Some facts here. You reach the top of Pavey Ark from the valley after 2.2 miles and at this point have climbed over two thousand feet in one go. I was knackered and my legs not working, whilst still feeling asleep. Praise is given to Mr Andy Poole who stuck with me to check I was okay and helped drag me up the “offensive” climb, and to be frank round the whole race.
From this point it was a run across the moors of Thunacar Knott and Martcrag Moors, both of which were boggy with all the rain lately.
At one point a number of people ran into a bog, icy cold, up to their waists - Andy was one of them, and he explained it was freezing whilst it also shocked him.
We carried on heading for Angle Tarn to catch up with Josie “Smiler” Greenhalgh making her way to Esk Hause which turned out to be a pleasant climb; by now I’d seemed to have woken up, shook off lassitude, and my legs seemed to be working. All of this was great, but I was soon to be rewarded with the God awful contouring section beneath Esk Pike as you head to Ore Gap. On climbing to Ore Gap the mist and clag had come down, visibility limited and temperatures dropping as we climbed to Bowfell. It was hard climbing on slippy, slimy, and shifting rocks and you had to be oh so careful.
But on Bowfell summit we were rewarded with smiles from Liz Tromans and Jane Hodgson who kindly offered water that I gratefully received. This race goes to show that even in rainy, cold, damp weather water is important - you do sweat profusely.
Kit is also important, and I’d kitted my self out correctly with the Softshell top, Inov-8 Race Elite shorts, and Ultimate race sack. However I’d right ROYALLY fooked up the choice of shoes, thinking Innov-8 Rocklites would be a good choice with all the rock. But what about the nightmare muddy, grassy section from Pike O’ Blisco? More to come on that.
From Bowfell you head to Crinkle Crags, difficult in clag, with a shocker descent off Bowell down a slippy walkers path that had people falling all over the show.
This was not the main concern, the main concern was Bad Step in the drizzle. What is Bad Step? Very simply after Gunson Knott you have sheer rocky sides with big drops as you drop off Crinkle Crags. Bad Step is where you drop down and it involves scrambling. And in the weather was certainly NOT pleasant. Andy (with knowledge) got myself and another runner down and around Bad Step via a sneaky route (steep and iffy mind you) and we were glad. Josie commented later that it had been horrible.
Off we ploughed for the long but enjoyable descent to Pike O’ Blisco rewarded with great views as the clag and mist cleared. Andy did start to cramp, took some salt immediately and that seemed to sort him out. The climb up the Pike was good, solid, and fun. Views on the top breathtaking. At this point you have basically smashed the race as it is all descent to Great Langdale and the finish.
Now let me tell you about the descent from the Pike O’ Blisco… It was at this point that my choice of Rocklites bit me in the arse.

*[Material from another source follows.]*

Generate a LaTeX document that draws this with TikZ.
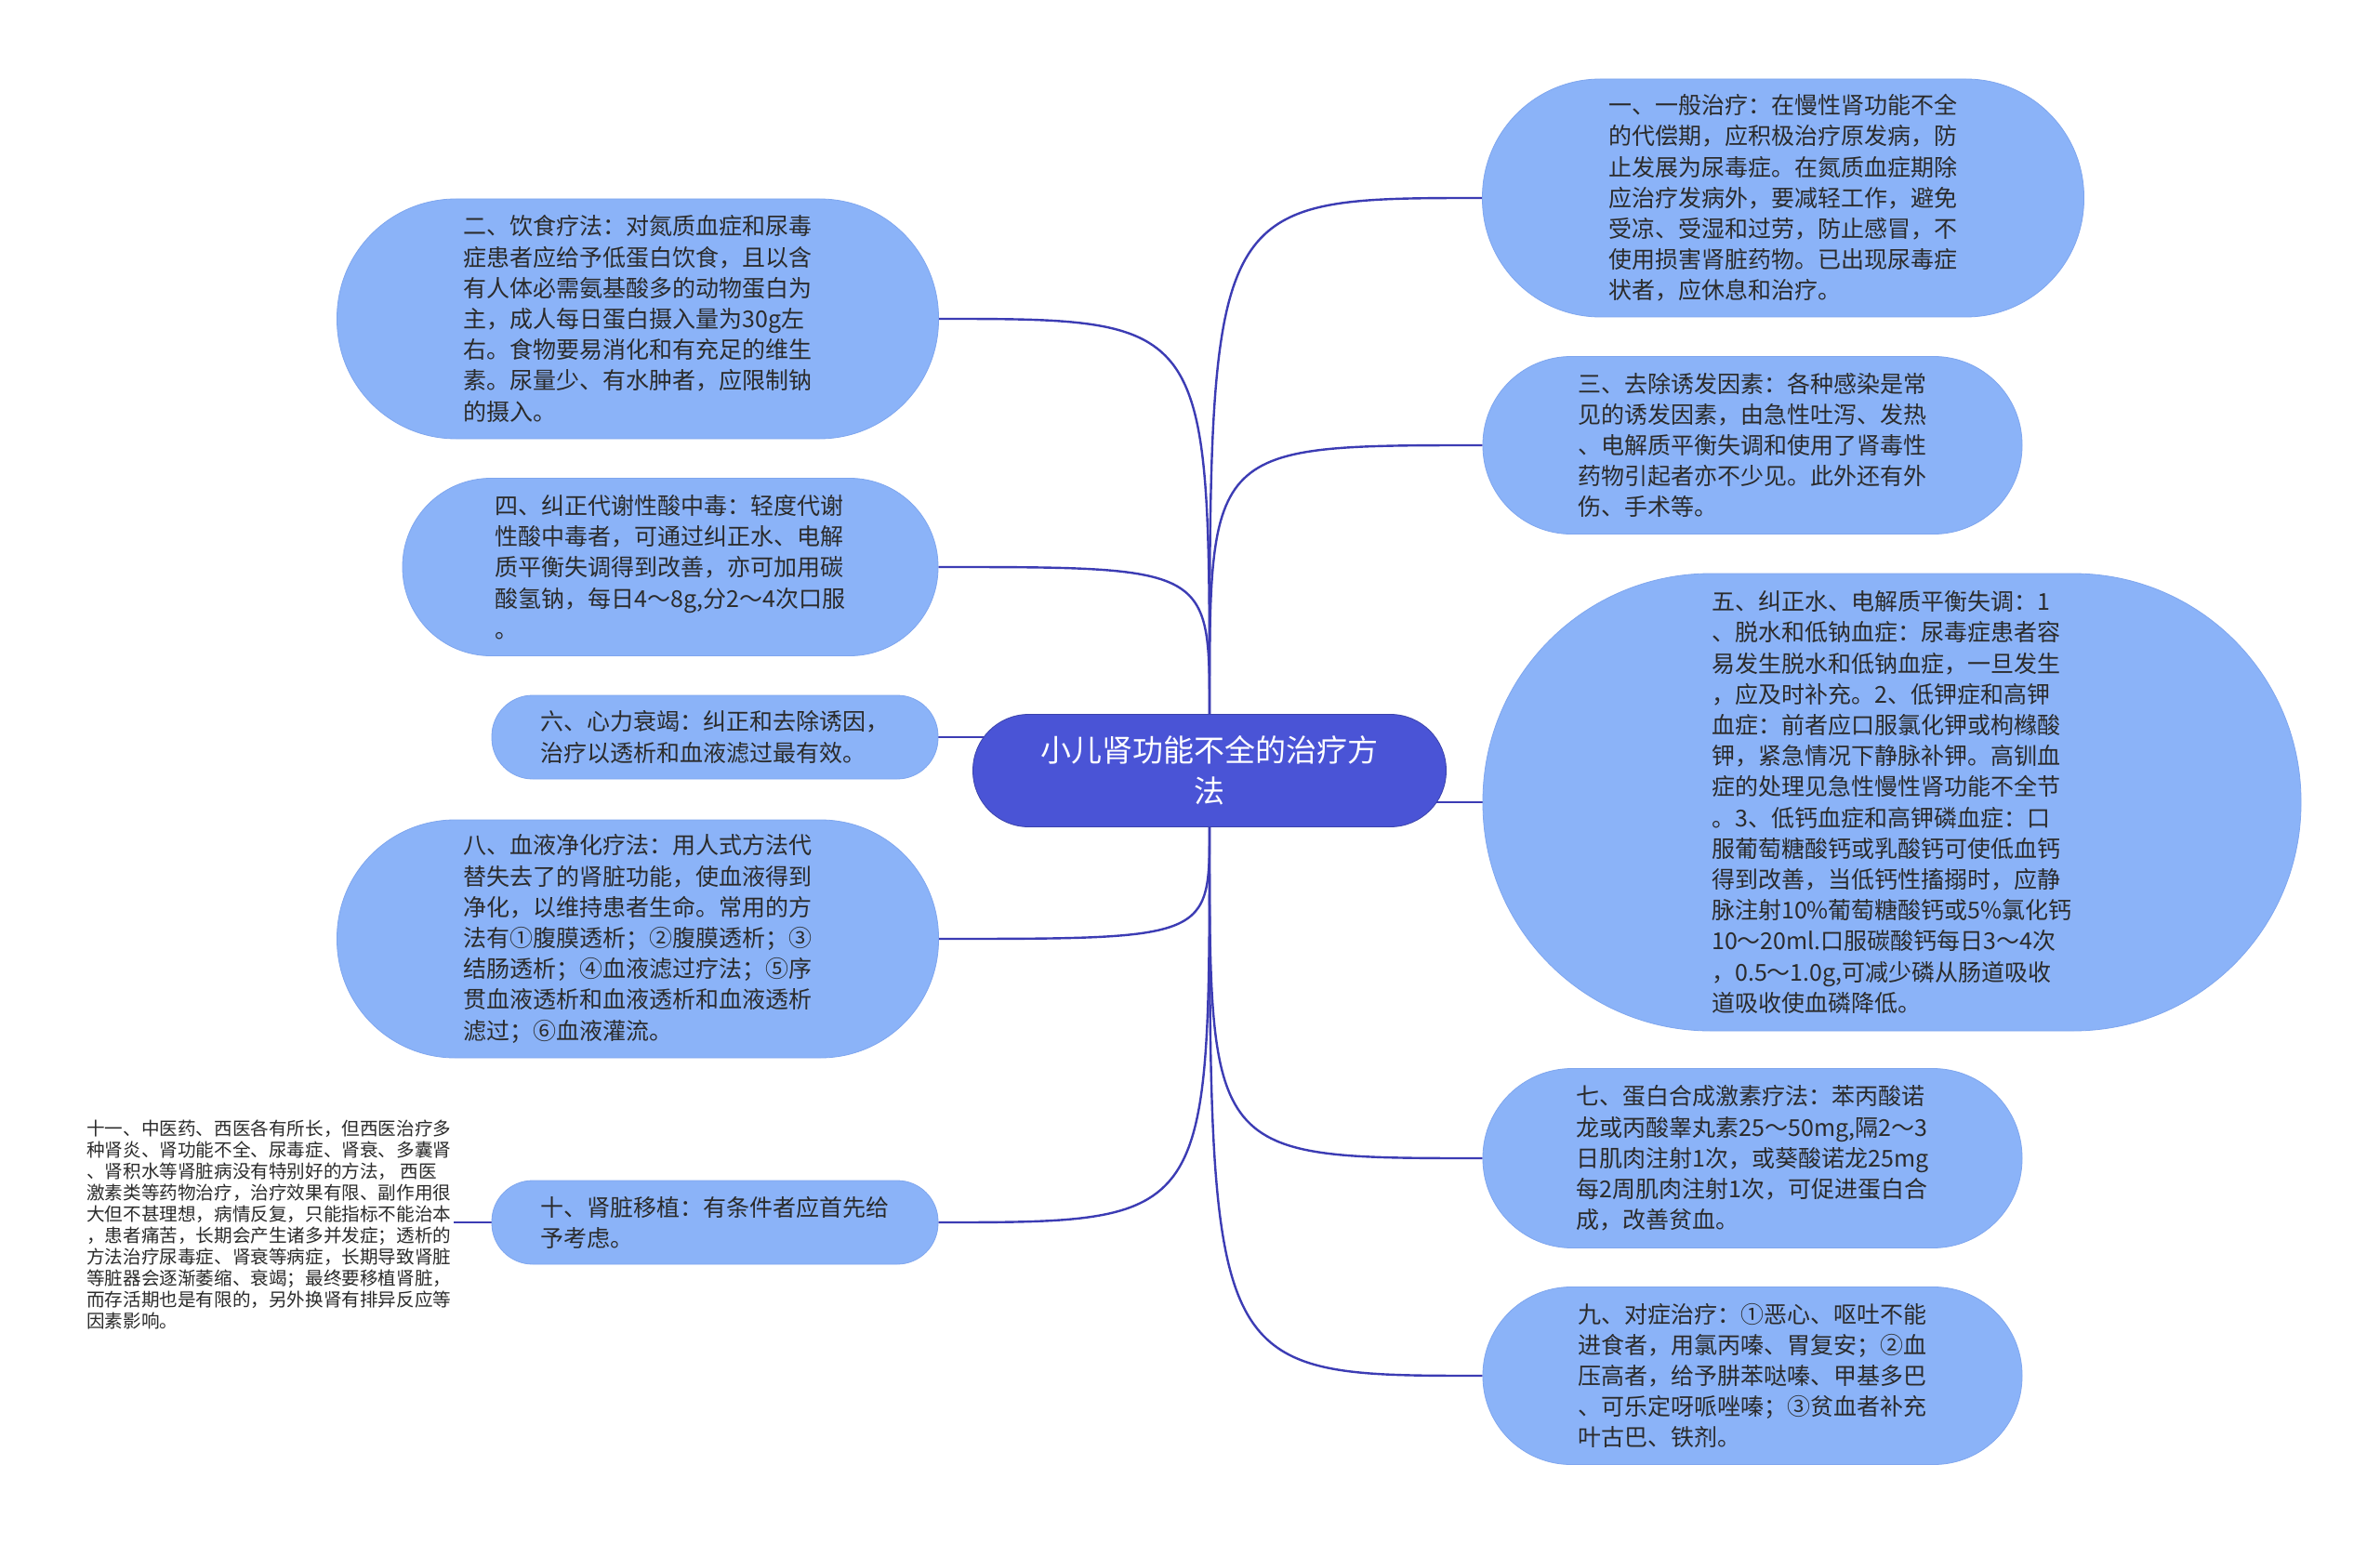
\documentclass[tikz,border=0pt]{standalone}
\usepackage{fontspec}
\newfontfamily\cjk{Noto Sans CJK SC}
\usetikzlibrary{backgrounds}
\definecolor{boxblue}{HTML}{8BB3F8}
\definecolor{boxedge}{HTML}{7FA6EE}
\definecolor{centerblue}{HTML}{4A54D6}
\definecolor{linkblue}{HTML}{3C3CB4}
\definecolor{txt}{HTML}{2B2B2B}
\tikzset{
  bx/.style={fill=boxblue, draw=boxedge, line width=0.8pt, inner sep=0pt, align=left,
    text=txt, font=\cjk\fontsize{25}{33.2}\selectfont},
  topic/.style={fill=centerblue, draw=centerblue!80!black, line width=0.8pt, inner sep=0pt, align=center,
    text=white, font=\cjk\fontsize{33}{44}\selectfont},
  note/.style={inner sep=3pt, align=left, text=txt, font=\cjk\fontsize{19.6}{23}\selectfont},
  conn/.style={draw=linkblue, line width=2.4pt}
}
\begin{document}
\begin{tikzpicture}[x=1pt,y=-1pt]
\useasboundingbox (0,0) rectangle (2560,1661);

\node[topic, minimum width=509pt, minimum height=121pt, rounded corners=60pt] (c) at (1301,829)
  {小儿肾功能不全的治疗方\\法};

\node[bx, minimum width=647pt, minimum height=256pt, rounded corners=127pt] (b1) at (1918,213)
  {一、一般治疗：在慢性肾功能不全\\的代偿期，应积极治疗原发病，防\\止发展为尿毒症。在氮质血症期除\\应治疗发病外，要减轻工作，避免\\受凉、受湿和过劳，防止感冒，不\\使用损害肾脏药物。已出现尿毒症\\状者，应休息和治疗。};

\node[bx, minimum width=647pt, minimum height=258pt, rounded corners=128pt] (b2) at (686,343)
  {二、饮食疗法：对氮质血症和尿毒\\症患者应给予低蛋白饮食，且以含\\有人体必需氨基酸多的动物蛋白为\\主，成人每日蛋白摄入量为30g左\\右。食物要易消化和有充足的维生\\素。尿量少、有水肿者，应限制钠\\的摄入。};

\node[bx, minimum width=580pt, minimum height=191pt, rounded corners=95pt] (b3) at (1885,479)
  {三、去除诱发因素：各种感染是常\\见的诱发因素，由急性吐泻、发热\\、电解质平衡失调和使用了肾毒性\\药物引起者亦不少见。此外还有外\\伤、手术等。};

\node[bx, minimum width=576pt, minimum height=191pt, rounded corners=95pt] (b4) at (721,610)
  {四、纠正代谢性酸中毒：轻度代谢\\性酸中毒者，可通过纠正水、电解\\质平衡失调得到改善，亦可加用碳\\酸氢钠，每日4～8g,分2～4次口服\\。};

\node[bx, minimum width=880pt, minimum height=492pt, rounded corners=245pt] (b5) at (2035,863)
  {五、纠正水、电解质平衡失调：1\\、脱水和低钠血症：尿毒症患者容\\易发生脱水和低钠血症，一旦发生\\，应及时补充。2、低钾症和高钾\\血症：前者应口服氯化钾或枸橼酸\\钾，紧急情况下静脉补钾。高钏血\\症的处理见急性慢性肾功能不全节\\。3、低钙血症和高钾磷血症：口\\服葡萄糖酸钙或乳酸钙可使低血钙\\得到改善，当低钙性搐搦时，应静\\脉注射10\%葡萄糖酸钙或5\%氯化钙\\10～20ml.口服碳酸钙每日3～4次\\，0.5～1.0g,可减少磷从肠道吸收\\道吸收使血磷降低。};

\node[bx, minimum width=480pt, minimum height=90pt, rounded corners=44pt] (b6) at (769,793)
  {六、心力衰竭：纠正和去除诱因，\\治疗以透析和血液滤过最有效。};

\node[bx, minimum width=580pt, minimum height=193pt, rounded corners=96pt] (b7) at (1885,1246)
  {七、蛋白合成激素疗法：苯丙酸诺\\龙或丙酸睾丸素25～50mg,隔2～3\\日肌肉注射1次，或葵酸诺龙25mg\\每2周肌肉注射1次，可促进蛋白合\\成，改善贫血。};

\node[bx, minimum width=647pt, minimum height=256pt, rounded corners=127pt] (b8) at (686,1010)
  {八、血液净化疗法：用人式方法代\\替失去了的肾脏功能，使血液得到\\净化，以维持患者生命。常用的方\\法有①腹膜透析；②腹膜透析；③\\结肠透析；④血液滤过疗法；⑤序\\贯血液透析和血液透析和血液透析\\滤过；⑥血液灌流。};

\node[bx, minimum width=580pt, minimum height=191pt, rounded corners=95pt] (b9) at (1885,1480)
  {九、对症治疗：①恶心、呕吐不能\\进食者，用氯丙嗪、胃复安；②血\\压高者，给予肼苯哒嗪、甲基多巴\\、可乐定呀哌唑嗪；③贫血者补充\\叶古巴、铁剂。};

\node[bx, minimum width=480pt, minimum height=90pt, rounded corners=44pt] (b10) at (769,1315)
  {十、肾脏移植：有条件者应首先给\\予考虑。};

\node[note, anchor=west] (b11) at (90,1317)
  {十一、中医药、西医各有所长，但西医治疗多\\种肾炎、肾功能不全、尿毒症、肾衰、多囊肾\\、肾积水等肾脏病没有特别好的方法，\ 西医\\激素类等药物治疗，治疗效果有限、副作用很\\大但不甚理想，病情反复，只能指标不能治本\\，患者痛苦，长期会产生诸多并发症；透析的\\方法治疗尿毒症、肾衰等病症，长期导致肾脏\\等脏器会逐渐萎缩、衰竭；最终要移植肾脏，\\而存活期也是有限的，另外换肾有排异反应等\\因素影响。};

\begin{scope}[on background layer]
  \fill[white] (0,0) rectangle (2560,1661);
  \draw[conn] (c.north) .. controls (c.north |- b1.west) .. (b1.west);
  \draw[conn] (c.north) .. controls (c.north |- b3.west) .. (b3.west);
  \draw[conn] (c.north) .. controls (c.north |- b2.east) .. (b2.east);
  \draw[conn] (c.north) .. controls (c.north |- b4.east) .. (b4.east);
  \draw[conn] (c.south) .. controls (c.south |- b7.west) .. (b7.west);
  \draw[conn] (c.south) .. controls (c.south |- b9.west) .. (b9.west);
  \draw[conn] (c.south) .. controls (c.south |- b8.east) .. (b8.east);
  \draw[conn] (c.south) .. controls (c.south |- b10.east) .. (b10.east);
  \draw[conn] (c.center |- b5.west) -- (b5.west);
  \draw[conn] (c.center |- b6.east) -- (b6.east);
  \draw[conn] (b10.west) -- (b10.west -| b11.east);
\end{scope}
\end{tikzpicture}
\end{document}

The descent is muddy, grassy, and long as you head toward Blea Tarn and turn away toward Great Langdale - people will also know part of the route from the Three Shires fell race. Not having fallen over (coming nastily close coming off rocky Bowfell) I flew off my feet onto my side trying to overtake two runners grazing my arm. Stood up, ran 10 feet, flew off my feet again. The runners initial concern transformed into silence at my ineptitude. Basically it was a bloody awful descent, one of the worse I’ve had and all poor Andy could hear behind him were expletives and shrieks. On seeing the road I was happy knowing it was soon to be over, only to launch into thin air completely off my feet to land heavily on the running sack. Thankfully the sack took the blow but I was badly winded. Hobbling to the road for the final descent Andy had kindly waited.
It was then a quick pelt down to the campsite and to the finish. It is worth noting for the record that “The Boss” accompanied by Terrier Ted were out on a run to meet us at Red Tarn before the climb up Pike O’ Blisco. They said hello to lots of runners, but not myself or Mr Poole. Oh, and they missed us at the start and finish. (Compare to Trigger 2019.)

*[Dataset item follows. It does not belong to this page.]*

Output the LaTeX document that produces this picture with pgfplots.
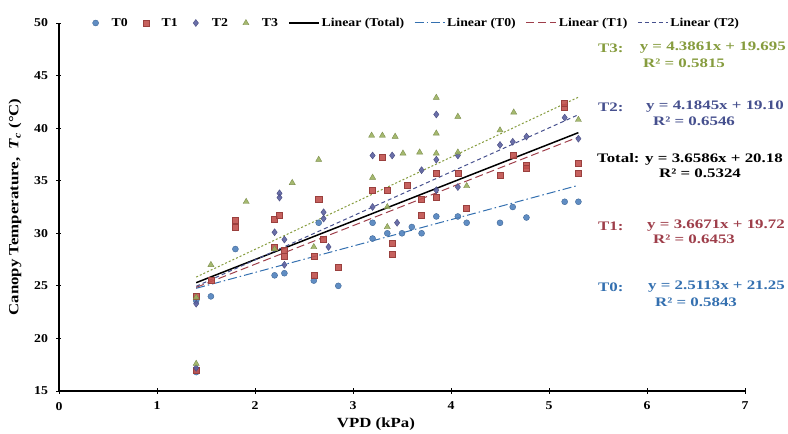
\documentclass[border=0pt]{standalone}
\usepackage{pgfplots}
\pgfplotsset{compat=1.18}
\usepackage{fontspec}
\setmainfont{Liberation Serif}
\newfontfamily\eqfont{Liberation Serif}[FakeStretch=1.3]
\newfontfamily\labfont{Liberation Serif}[FakeStretch=1.2]
\newfontfamily\legfont{Liberation Serif}[FakeStretch=1.15]
\newfontfamily\tickfont{Liberation Serif}[FakeStretch=1.15]
\definecolor{cT0}{HTML}{4F81BD}
\definecolor{cT1}{HTML}{C0504D}
\definecolor{cT2}{HTML}{5A5FA0}
\definecolor{cT3}{HTML}{9BB15F}
\definecolor{eT0}{HTML}{3470B0}
\definecolor{eT1}{HTML}{9E3E4A}
\definecolor{eT2}{HTML}{46508E}
\definecolor{eT3}{HTML}{869C3E}
\begin{document}
\begin{tikzpicture}[x=1pt,y=1pt]
\useasboundingbox (-59,-43) rectangle (729,391);
\begin{axis}[
  at={(0,0)}, anchor=origin,
  scale only axis, width=686pt, height=368pt,
  xmin=0, xmax=7, ymin=15, ymax=50,
  xtick={0,1,...,7}, ytick={15,20,...,50},
  axis x line*=bottom, axis y line*=left,
  axis line style={line width=1.2pt, black},
  tick align=center, major tick length=5pt,
  tick style={black, line width=0.8pt},
  /pgf/number format/assume math mode=true,
  ticklabel style={font=\tickfont\fontsize{12}{14}\selectfont\bfseries},
  xticklabel style={yshift=-5pt},
  yticklabel style={xshift=-5pt},
  xlabel={\textbf{VPD (kPa)}},
  ylabel={\textbf{Canopy Temperature,\ \ \textit{T}\textsubscript{\textit{c}} (°C)}},
  label style={font=\labfont\fontsize{14}{16}\selectfont},
  xlabel style={at={(axis description cs:0.462,-0.09)}, anchor=center},
  ylabel style={at={(axis description cs:-0.064,0.5)}, anchor=center},
  clip=false,
  legend columns=-1,
  legend style={draw=none, fill=none, at={(0.04,1.0)}, anchor=west,
    font=\legfont\fontsize{12}{14}\selectfont\bfseries,
    /tikz/every even column/.append style={column sep=8pt},
    inner sep=1pt},
  legend cell align=left,
]
\pgfplotsset{
  markleg/.style={legend image code/.code={\path[draw=none, fill=none] (0pt,-3pt) rectangle (22pt,3pt); \draw[##1, mark repeat=2, mark phase=2] plot coordinates {(0pt,0pt) (8pt,0pt) (22pt,0pt)};}},
  lineleg/.style={legend image code/.code={\draw[##1] (0pt,0pt) -- (30pt,0pt);}},
}
\addplot[only marks, markleg, mark=*, mark size=3pt, mark options={draw=cT0!80!black, fill=cT0, fill opacity=0.9}] coordinates {
(1.4,23.6) (1.4,16.8) (1.55,24.0) (1.8,28.5) (2.2,26.0) (2.3,26.2) (2.6,25.5) (2.65,31.0) (2.85,25.0)
(3.2,29.5) (3.2,31.0) (3.35,30.0) (3.5,30.0) (3.6,30.6) (3.7,30.0) (3.85,31.6) (4.07,31.6) (4.16,31.0)
(4.5,31.0) (4.63,32.5) (4.77,31.5) (5.16,33.0) (5.3,33.0)
};
\addlegendentry{T0}
\addplot[only marks, markleg, mark=square*, mark size=3pt, mark options={draw=cT1!80!black, fill=cT1, fill opacity=0.9}] coordinates {
(1.4,24.0) (1.4,17.0) (1.55,25.5) (1.8,31.2) (1.8,30.6) (2.2,31.3) (2.25,31.7) (2.2,28.7) (2.3,28.4)
(2.3,27.8) (2.6,27.8) (2.6,26.0) (2.65,33.2) (2.7,29.4) (2.85,26.8) (3.2,34.1) (3.3,37.2) (3.35,34.1)
(3.4,29.1) (3.4,28.0) (3.55,34.6) (3.7,31.7) (3.7,33.2) (3.85,35.7) (3.85,33.4) (4.07,35.7) (4.16,32.4)
(4.5,35.5) (4.63,37.4) (4.77,36.5) (4.77,36.2) (5.16,42.0) (5.16,42.4) (5.3,36.7) (5.3,35.7)
};
\addlegendentry{T1}
\addplot[only marks, markleg, mark=diamond*, mark size=3.5pt, mark options={draw=cT2!80!black, fill=cT2, fill opacity=0.9}] coordinates {
(1.4,23.3) (1.4,17.2) (2.2,30.1) (2.25,33.8) (2.25,33.4) (2.3,29.4) (2.3,27.0) (2.7,32.0) (2.7,31.4)
(2.75,28.7) (3.2,32.5) (3.2,37.4) (3.4,37.4) (3.45,31.0) (3.7,36.0) (3.85,41.3) (3.85,37.0) (4.07,37.4)
(4.5,38.4) (4.63,38.7) (4.77,39.2) (5.16,41.0) (5.3,39.0) (3.85,34.1) (4.07,34.4)
};
\addlegendentry{T2}
\addplot[only marks, markleg, mark=triangle*, mark size=3.5pt, mark options={draw=cT3!80!black, fill=cT3, fill opacity=0.9}] coordinates {
(1.4,23.9) (1.4,17.6) (1.55,27.0) (1.91,33.0) (2.2,28.5) (2.38,34.8) (2.65,37.0) (2.6,28.7) (3.19,39.3)
(3.3,39.3) (3.43,39.2) (3.2,35.3) (3.35,32.5) (3.51,37.6) (3.68,37.7) (3.85,42.9) (3.85,39.5) (3.85,37.6)
(4.07,41.1) (4.07,37.7) (4.16,34.5) (4.5,39.8) (4.64,41.5) (5.3,40.8) (3.35,30.6)
};
\addlegendentry{T3}
\addplot[black, lineleg, line width=1.5pt, no marks] coordinates {(1.4,25.302) (5.3,39.571)};
\addlegendentry{Linear (Total)}
\addplot[eT0, lineleg, line width=1pt, no marks, dash pattern=on 9pt off 3pt on 1.5pt off 3pt] coordinates {(1.4,24.766) (5.3,34.560)};
\addlegendentry{Linear (T0)}
\addplot[eT1, lineleg, line width=1pt, no marks, dash pattern=on 8pt off 4pt] coordinates {(1.4,24.854) (5.3,39.156)};
\addlegendentry{Linear (T1)}
\addplot[eT2, lineleg, line width=1pt, no marks, dash pattern=on 4pt off 3pt] coordinates {(1.4,24.958) (5.3,41.278)};
\addlegendentry{Linear (T2)}
\addplot[eT3, line width=1pt, no marks, dash pattern=on 2pt off 2pt] coordinates {(1.4,25.836) (5.3,42.941)};
\end{axis}
\begin{scope}[font=\eqfont\fontsize{13}{15}\selectfont\bfseries]
\node[eT3, anchor=west, inner sep=0pt] at (598-59,391-48) {T3:};
\node[eT3, anchor=east, inner sep=0pt] at (786-59,391-48) {y = 4.3861x + 19.695};
\node[eT3, inner sep=0pt] at (684-59,391-63) {R² = 0.5815};
\node[eT2, anchor=west, inner sep=0pt] at (598-59,391-107) {T2:};
\node[eT2, anchor=east, inner sep=0pt] at (784-59,391-107) {y = 4.1845x + 19.10};
\node[eT2, inner sep=0pt] at (694-59,391-121) {R² = 0.6546};
\node[black, anchor=east, inner sep=0pt] at (783-59,391-159) {Total: y = 3.6586x + 20.18};
\node[black, inner sep=0pt] at (700-59,391-173) {R² = 0.5324};
\node[eT1, anchor=west, inner sep=0pt] at (598-59,391-226) {T1:};
\node[eT1, anchor=east, inner sep=0pt] at (785-59,391-226) {y = 3.6671x + 19.72};
\node[eT1, inner sep=0pt] at (694-59,391-239) {R² = 0.6453};
\node[eT0, anchor=west, inner sep=0pt] at (598-59,391-287) {T0:};
\node[eT0, anchor=east, inner sep=0pt] at (785-59,391-287) {y = 2.5113x + 21.25};
\node[eT0, inner sep=0pt] at (696-59,391-302) {R² = 0.5843};
\end{scope}
\end{tikzpicture}
\end{document}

We’d finished though and were happy, chatting away with Claire and Ted.
But this soon turned to concern as the Race Organiser could be heard asking for Liz Tromans, and we identified ourselves. It transpired that Jill Davies had take a bad fall off Bad Step and broken both her wrist and one of her fibula bones. She could not move and we were worried. We had no idea as to what we could do, where Liz and Jane were, so promptly headed back to Minty to get changed to then head back to HQ. There was no real news apart from an Ambleside Runner had legged it to Jill with a full med-kit to sort her out, with other runners helping, plus the marshalls on Bowfell. A runner had actually run all the way back up to Bowfell from Bad Step to get an emergency shelter off the Marshalls!
Eventually Andy headed back to the Achille Ratti hut and left Claire and I to Minty. Not long after this we heard the whoop, whoop of a coastguard helicopter heading exactly to Crinkle Crags. Worried, but we knew Jill was sorted as she was airlifted off with the helicopter landing!
What I learnt from this is why I love fell running. People mucked in and helped, with fellow runners keeping Jill company despite their being in a race.
Saturday night we headed to the Old Dungeon Gill Inn to listen to folk music from a festival. It was relaxed and good, but we did think of Jill.
Would I recommend the race? Yes. But train for it. Wear Mudclaws or something similar…
(After what happened to Jill, all I can say is KIT, KIT, KIT. Her kit kept her warm.)